* **WHAT IS REQUIRED**:
Lines containing the word "this" should be extracted in full.

* **MATERIAL PROVIDED**:
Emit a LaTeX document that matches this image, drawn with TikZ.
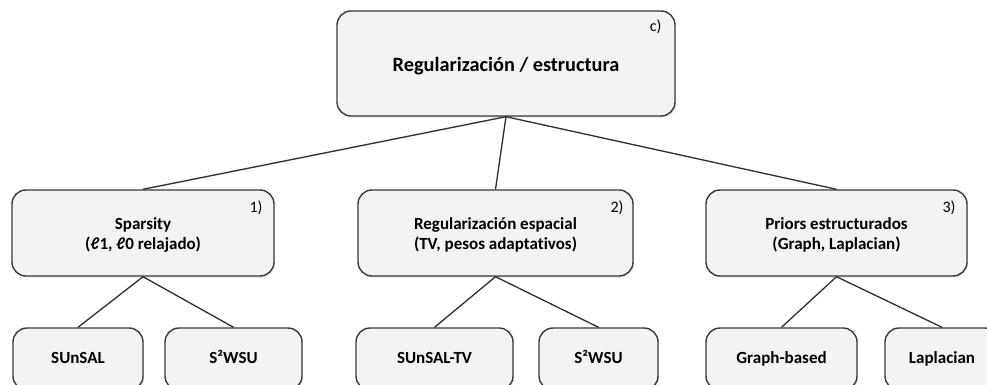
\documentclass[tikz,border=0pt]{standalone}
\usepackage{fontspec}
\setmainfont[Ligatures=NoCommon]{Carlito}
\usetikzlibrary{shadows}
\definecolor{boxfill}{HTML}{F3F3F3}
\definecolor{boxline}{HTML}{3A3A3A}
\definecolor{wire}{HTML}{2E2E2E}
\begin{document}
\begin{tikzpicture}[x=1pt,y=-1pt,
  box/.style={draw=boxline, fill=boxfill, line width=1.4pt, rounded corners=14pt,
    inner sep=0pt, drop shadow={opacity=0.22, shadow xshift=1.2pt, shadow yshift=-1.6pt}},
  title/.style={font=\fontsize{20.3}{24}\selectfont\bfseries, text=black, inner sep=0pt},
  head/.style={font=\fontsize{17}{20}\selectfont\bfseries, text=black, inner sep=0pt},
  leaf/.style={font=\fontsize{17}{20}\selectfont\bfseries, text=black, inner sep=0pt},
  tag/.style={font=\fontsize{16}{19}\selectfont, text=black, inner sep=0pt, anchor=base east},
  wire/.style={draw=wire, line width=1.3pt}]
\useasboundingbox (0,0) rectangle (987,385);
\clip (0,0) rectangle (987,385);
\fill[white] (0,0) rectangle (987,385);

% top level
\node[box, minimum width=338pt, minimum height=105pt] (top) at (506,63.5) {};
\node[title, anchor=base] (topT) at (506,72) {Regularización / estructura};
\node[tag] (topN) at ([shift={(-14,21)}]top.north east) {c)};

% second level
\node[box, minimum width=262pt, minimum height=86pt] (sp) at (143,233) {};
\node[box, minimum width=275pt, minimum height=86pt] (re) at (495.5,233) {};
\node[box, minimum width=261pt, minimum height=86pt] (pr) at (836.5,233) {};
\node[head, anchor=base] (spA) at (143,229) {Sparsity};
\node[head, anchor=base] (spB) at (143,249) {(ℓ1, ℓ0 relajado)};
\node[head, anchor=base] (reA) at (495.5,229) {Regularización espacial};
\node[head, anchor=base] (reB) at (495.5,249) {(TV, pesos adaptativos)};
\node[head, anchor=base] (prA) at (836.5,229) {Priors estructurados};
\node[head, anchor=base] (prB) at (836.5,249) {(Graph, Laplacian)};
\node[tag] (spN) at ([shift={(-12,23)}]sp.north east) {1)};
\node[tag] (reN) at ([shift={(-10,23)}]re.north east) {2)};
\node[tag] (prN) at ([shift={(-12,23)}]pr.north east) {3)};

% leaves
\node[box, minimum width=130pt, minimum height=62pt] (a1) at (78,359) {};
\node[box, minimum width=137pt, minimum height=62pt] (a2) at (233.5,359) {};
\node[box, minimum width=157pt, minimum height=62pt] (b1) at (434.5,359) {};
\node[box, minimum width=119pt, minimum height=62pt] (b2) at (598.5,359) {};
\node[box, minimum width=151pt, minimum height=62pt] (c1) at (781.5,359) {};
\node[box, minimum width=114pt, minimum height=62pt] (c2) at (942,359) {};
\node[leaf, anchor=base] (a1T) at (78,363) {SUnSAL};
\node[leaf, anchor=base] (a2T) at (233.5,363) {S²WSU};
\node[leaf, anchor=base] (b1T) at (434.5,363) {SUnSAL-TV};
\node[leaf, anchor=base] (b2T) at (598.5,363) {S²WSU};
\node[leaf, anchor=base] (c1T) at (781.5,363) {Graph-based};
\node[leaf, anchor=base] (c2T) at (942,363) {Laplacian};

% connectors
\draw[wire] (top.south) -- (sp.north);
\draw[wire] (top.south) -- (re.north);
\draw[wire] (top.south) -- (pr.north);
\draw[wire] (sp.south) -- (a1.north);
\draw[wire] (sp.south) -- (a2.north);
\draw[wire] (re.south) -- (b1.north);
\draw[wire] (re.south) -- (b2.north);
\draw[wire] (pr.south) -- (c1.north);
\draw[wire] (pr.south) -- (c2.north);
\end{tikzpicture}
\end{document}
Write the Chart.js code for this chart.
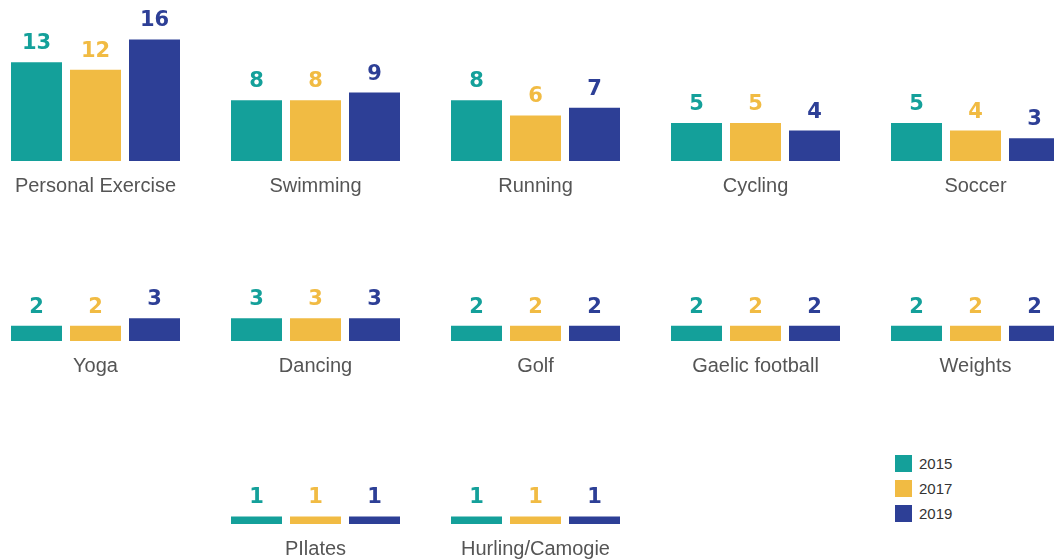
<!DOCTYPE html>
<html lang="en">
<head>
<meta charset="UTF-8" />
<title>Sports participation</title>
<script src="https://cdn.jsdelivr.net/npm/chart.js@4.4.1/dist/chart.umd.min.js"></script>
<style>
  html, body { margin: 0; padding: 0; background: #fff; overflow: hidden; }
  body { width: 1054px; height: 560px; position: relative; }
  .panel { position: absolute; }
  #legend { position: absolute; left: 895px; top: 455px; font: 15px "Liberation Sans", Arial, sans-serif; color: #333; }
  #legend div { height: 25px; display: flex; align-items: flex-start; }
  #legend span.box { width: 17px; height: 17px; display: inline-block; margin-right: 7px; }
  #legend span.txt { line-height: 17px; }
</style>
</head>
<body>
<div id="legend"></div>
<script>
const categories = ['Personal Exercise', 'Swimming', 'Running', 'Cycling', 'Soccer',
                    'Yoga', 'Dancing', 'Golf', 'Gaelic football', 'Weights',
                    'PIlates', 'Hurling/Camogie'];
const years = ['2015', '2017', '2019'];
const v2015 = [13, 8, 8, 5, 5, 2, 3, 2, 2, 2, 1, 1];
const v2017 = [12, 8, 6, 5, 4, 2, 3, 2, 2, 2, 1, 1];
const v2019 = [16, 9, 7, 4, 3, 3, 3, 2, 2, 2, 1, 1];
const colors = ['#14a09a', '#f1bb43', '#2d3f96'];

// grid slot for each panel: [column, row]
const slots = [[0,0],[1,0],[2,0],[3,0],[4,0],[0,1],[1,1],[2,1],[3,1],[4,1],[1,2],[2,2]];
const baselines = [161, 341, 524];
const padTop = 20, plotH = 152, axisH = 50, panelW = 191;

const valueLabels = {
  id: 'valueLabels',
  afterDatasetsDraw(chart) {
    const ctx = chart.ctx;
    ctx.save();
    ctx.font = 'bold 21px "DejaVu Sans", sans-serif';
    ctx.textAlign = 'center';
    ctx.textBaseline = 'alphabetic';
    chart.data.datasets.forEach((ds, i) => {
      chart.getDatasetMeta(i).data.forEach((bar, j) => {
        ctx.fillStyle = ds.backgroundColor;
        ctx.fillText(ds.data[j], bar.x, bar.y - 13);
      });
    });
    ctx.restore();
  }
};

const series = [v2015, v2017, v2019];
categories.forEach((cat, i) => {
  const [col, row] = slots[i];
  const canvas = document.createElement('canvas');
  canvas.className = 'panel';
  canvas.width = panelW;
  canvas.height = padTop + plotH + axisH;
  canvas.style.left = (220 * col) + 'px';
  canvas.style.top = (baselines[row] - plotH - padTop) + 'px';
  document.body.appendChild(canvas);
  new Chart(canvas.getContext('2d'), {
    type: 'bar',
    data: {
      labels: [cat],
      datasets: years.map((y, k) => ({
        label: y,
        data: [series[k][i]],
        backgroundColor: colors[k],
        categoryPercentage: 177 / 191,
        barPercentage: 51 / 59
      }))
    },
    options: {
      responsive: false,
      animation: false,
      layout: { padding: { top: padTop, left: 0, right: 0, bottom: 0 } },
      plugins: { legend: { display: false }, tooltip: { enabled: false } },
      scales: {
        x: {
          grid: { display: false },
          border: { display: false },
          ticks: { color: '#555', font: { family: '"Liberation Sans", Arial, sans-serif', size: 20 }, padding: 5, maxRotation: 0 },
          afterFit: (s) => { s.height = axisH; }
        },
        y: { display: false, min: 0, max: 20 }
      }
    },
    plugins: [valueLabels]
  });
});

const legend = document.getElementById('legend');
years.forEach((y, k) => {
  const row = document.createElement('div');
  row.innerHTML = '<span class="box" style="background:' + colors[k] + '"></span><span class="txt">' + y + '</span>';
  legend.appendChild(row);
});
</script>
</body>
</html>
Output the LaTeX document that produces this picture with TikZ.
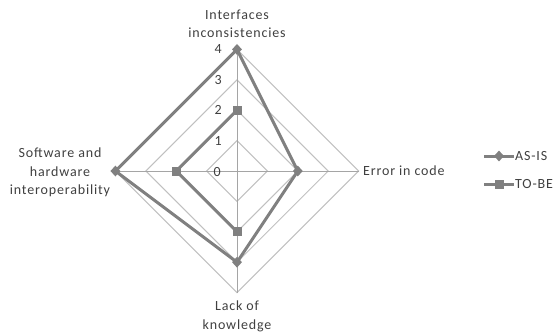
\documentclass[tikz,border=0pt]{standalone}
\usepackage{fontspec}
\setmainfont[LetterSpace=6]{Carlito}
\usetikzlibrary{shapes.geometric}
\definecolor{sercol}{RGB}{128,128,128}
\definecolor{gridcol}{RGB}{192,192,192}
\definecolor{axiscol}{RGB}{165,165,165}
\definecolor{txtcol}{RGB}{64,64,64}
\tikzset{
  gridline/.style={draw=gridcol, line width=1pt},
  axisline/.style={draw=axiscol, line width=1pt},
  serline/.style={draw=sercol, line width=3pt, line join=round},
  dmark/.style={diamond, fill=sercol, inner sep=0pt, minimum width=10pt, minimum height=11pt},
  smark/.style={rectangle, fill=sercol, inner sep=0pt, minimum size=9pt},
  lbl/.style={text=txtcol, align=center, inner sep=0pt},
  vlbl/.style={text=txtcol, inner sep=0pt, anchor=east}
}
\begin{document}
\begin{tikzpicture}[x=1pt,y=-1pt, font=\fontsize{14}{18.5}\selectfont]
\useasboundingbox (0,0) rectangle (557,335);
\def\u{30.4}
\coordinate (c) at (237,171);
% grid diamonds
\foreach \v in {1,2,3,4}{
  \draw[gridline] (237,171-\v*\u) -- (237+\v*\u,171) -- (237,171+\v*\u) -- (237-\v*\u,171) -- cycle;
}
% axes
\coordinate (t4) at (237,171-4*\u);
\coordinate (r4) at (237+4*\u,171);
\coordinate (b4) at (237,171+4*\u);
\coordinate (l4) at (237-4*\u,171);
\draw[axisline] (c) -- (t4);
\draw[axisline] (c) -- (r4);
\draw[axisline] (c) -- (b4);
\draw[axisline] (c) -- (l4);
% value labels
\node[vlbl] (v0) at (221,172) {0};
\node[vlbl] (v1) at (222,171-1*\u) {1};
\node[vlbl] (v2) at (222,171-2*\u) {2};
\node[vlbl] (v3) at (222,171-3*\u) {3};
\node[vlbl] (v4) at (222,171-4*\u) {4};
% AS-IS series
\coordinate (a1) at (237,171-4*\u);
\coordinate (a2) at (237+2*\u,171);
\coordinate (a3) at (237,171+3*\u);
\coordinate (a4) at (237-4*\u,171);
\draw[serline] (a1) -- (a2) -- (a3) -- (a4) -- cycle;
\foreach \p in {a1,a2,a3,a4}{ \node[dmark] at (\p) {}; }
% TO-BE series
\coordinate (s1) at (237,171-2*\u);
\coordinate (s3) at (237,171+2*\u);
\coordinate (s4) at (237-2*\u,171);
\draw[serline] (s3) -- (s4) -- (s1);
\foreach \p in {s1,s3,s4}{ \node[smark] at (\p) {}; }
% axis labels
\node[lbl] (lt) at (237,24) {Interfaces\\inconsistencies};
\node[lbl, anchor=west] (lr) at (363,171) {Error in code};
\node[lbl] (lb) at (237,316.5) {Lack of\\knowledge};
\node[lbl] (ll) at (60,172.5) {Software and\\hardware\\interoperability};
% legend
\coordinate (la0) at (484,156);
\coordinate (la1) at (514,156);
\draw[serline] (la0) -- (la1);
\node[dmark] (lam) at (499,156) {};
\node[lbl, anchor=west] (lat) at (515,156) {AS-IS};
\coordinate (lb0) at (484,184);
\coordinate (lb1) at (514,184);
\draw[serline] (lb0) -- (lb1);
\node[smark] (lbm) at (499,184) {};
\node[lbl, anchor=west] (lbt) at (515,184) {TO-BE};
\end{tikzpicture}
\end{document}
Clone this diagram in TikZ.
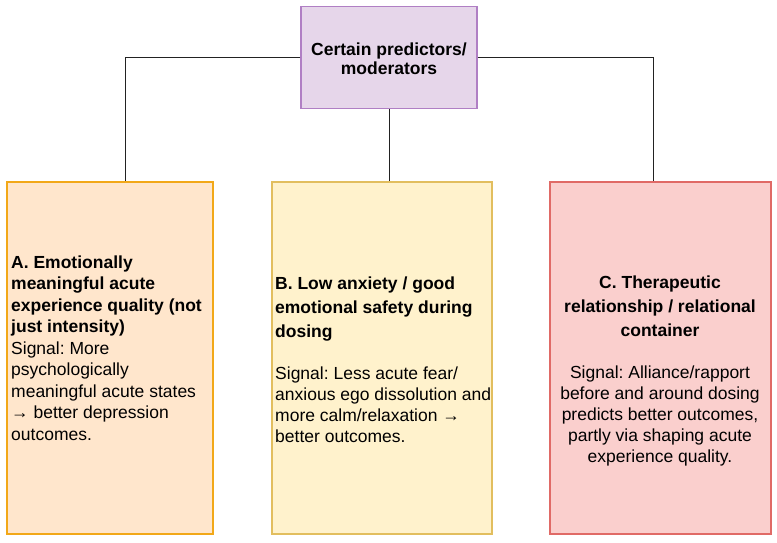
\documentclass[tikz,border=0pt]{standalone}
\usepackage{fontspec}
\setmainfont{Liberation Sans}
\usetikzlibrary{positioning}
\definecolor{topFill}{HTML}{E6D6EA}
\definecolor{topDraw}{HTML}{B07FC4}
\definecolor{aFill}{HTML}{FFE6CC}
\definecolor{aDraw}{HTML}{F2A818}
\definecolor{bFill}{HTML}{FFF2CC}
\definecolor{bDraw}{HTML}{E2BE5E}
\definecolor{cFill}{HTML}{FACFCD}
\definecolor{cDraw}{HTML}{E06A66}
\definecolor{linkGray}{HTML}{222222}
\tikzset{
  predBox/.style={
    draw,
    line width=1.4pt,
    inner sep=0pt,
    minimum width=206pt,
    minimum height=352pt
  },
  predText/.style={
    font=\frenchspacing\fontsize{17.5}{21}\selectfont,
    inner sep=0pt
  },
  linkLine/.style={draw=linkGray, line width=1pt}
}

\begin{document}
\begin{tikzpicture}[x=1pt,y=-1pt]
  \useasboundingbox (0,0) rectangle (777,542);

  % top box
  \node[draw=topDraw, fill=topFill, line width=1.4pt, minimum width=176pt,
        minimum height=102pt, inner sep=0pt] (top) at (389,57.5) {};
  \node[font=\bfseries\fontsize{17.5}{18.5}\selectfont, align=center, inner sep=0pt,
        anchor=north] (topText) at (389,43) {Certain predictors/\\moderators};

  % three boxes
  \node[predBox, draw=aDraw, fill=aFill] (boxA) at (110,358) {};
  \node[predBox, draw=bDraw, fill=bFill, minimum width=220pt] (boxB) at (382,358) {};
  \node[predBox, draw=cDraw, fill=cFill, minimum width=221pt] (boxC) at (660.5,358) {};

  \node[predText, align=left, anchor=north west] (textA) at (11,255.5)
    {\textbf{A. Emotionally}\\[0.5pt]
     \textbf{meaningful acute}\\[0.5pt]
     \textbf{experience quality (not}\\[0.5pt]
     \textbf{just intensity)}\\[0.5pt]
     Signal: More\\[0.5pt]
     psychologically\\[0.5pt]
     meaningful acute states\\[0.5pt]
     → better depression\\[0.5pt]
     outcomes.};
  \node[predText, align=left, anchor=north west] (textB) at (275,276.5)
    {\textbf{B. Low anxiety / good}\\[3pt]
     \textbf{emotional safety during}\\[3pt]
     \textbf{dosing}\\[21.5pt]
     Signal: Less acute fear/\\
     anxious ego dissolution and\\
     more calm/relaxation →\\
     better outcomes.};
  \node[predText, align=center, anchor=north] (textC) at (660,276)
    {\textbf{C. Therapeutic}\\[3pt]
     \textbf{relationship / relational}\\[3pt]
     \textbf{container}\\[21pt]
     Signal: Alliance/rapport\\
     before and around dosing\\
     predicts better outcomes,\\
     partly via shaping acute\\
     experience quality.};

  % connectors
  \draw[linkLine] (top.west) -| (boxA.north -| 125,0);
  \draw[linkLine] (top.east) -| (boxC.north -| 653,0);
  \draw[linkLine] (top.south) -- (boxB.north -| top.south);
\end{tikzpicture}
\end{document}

* **EXPECTED OUTPUT**:
Emit a LaTeX document that matches this image, drawn with TikZ.
Write the Chart.js code for this chart.
Output the LaTeX document that produces this picture with TikZ.
Clone this diagram in TikZ.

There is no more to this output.